What often gets missed in this Red-today/Green-tomorrow dynamic though is that many members of Green World have also learned to become good at finding their own sources of fuel. Usually in the form of either government-supported grant schemes or, more commonly, investors. Attracting money from these Green ‘customers’ is a very different job to attracting money from Red World’s already-made customer base.

One of the biggest differences is between tangible and intangible. Red World selling, while it will inevitably involve intangible elements (‘when all else is equal, we buy from our friends; when all else is unequal, we still buy from our friends’), is able to focus on the highly measurable, eminently quantifiable and very tangible attributes of an already established product or service.

Green World selling, on the other hand, is almost exclusively about selling the intangibles. Simply because little to none of the tangible stuff exists yet. Green selling is about selling customers dreams of the future. Which, as you might expect, is about being creative and, more specifically, about being able to tell compelling stories.

Red-selling is built around data and facts, supply and demand, helping customers to get their pre-existing jobs done and demonstrating that the benefits and attributes of our solution are better than those of our competitors. The Who, What, When, Where, How and Why’s have all been worked out, and it is about using the same ‘script’ over and over again, with periodic carrot-or-stick variations depending on whether it looks like we’re going to hit our sales targets this quarter or not.

Green-selling starts from a point where that script doesn’t exist yet. None of the 5Ws or the H have been worked out. It is therefore about conducting as many experiments as we can, saying things in different and hopefully eventually better ways to as many prospective future customers as we can muster. All the time walking a cruel tightrope walk that reminds us that every time we fail to convince one of those prospective customers, we are eating away at what may already be a pretty small pool of brave, early-adopting dreamers. In so many words, every new product or service offering that an organisation is hoping to take to market needs to be accompanied by a corresponding amount of Green Sales ‘business innovation’ to accompany the Green Engineering technical innovation work that went into creating the new thing.

I’m mentioning this now because one of the things we’ve been noticing in this strange between-s-curves time in society – a time when most industries should be realising this is also the perfect time for them to be innovating – is that the most important attribute of just about any innovation attempt right now is to be quick.

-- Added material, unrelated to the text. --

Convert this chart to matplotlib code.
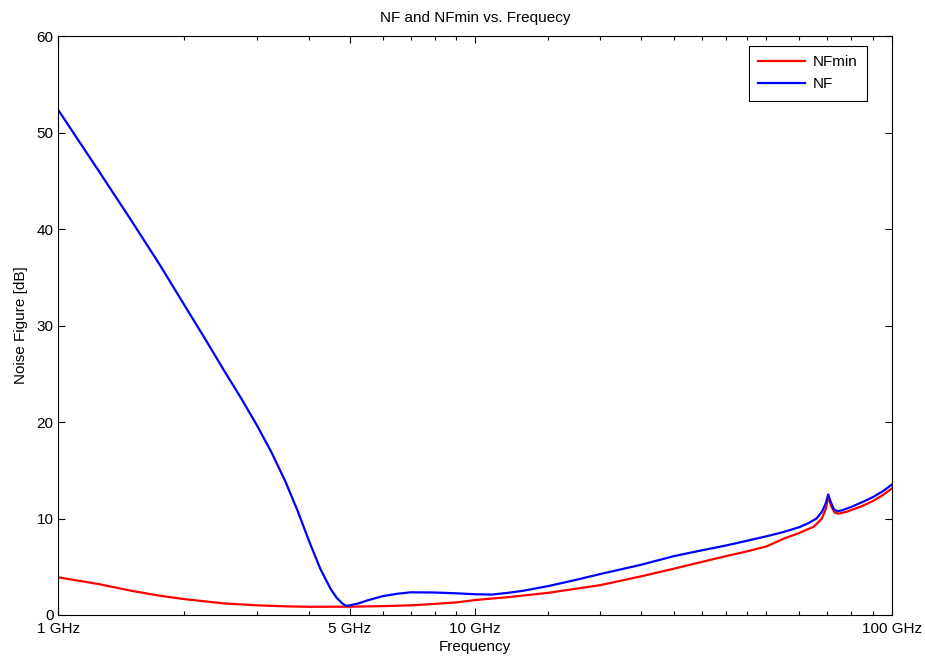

Which means that the business innovation task of working out the stories that will sell the future dreams to prospective customers are largely going to have to happen in parallel with the product/service development activities. In a normal market (if such a thing exists) the smart innovator ought not to contemplate selling new products that are still only halfway along the Technology Readiness Level scale. In today’s turbulence, it is highly likely that the braves souls that work out how to sell R&D outputs at TRL3 or 4 or 5, in parallel with the ongoing technical development work that will be the winners.

Here we perhaps find ourselves contemplating the double-edged sword that is the Minimum Viable Product. Another of those business buzzword ideas that is likely to go out of fashion before anyone works out what it was supposed to mean. My theory is that the business world finds itself talking about MVPs because it sounds like something that Red World might find acceptable. i.e. it is a Green World conception that has rapidly found itself corrupted in order to pander to business leaders that usually have no conception that a Green World even exists. Consequently, as with most important ideas, it rapidly descends into lowest common denominator territory. So the Red World focused version of a MVP focuses on the main elements of functionality. As opposed to the original intent of having MVPs that also helped designers to gain the earliest possible opportunity to explore usability and desirability parameters. And, now that it has become important to think about having a Green Sales capability as a business imperative, to also be able to explore the higher level story-related characteristics of a new product or service. Something like this:

Thinking through this kind of Green-MVP strategy is something that I believe the best Green World inhabitants have always been able to do. I’m thinking specifically about those people that are able to simultaneously pitch their dreams to investors and sponsors and demonstrate that they know how to safely and reliably transition from the dream to money-making (Red World) reality.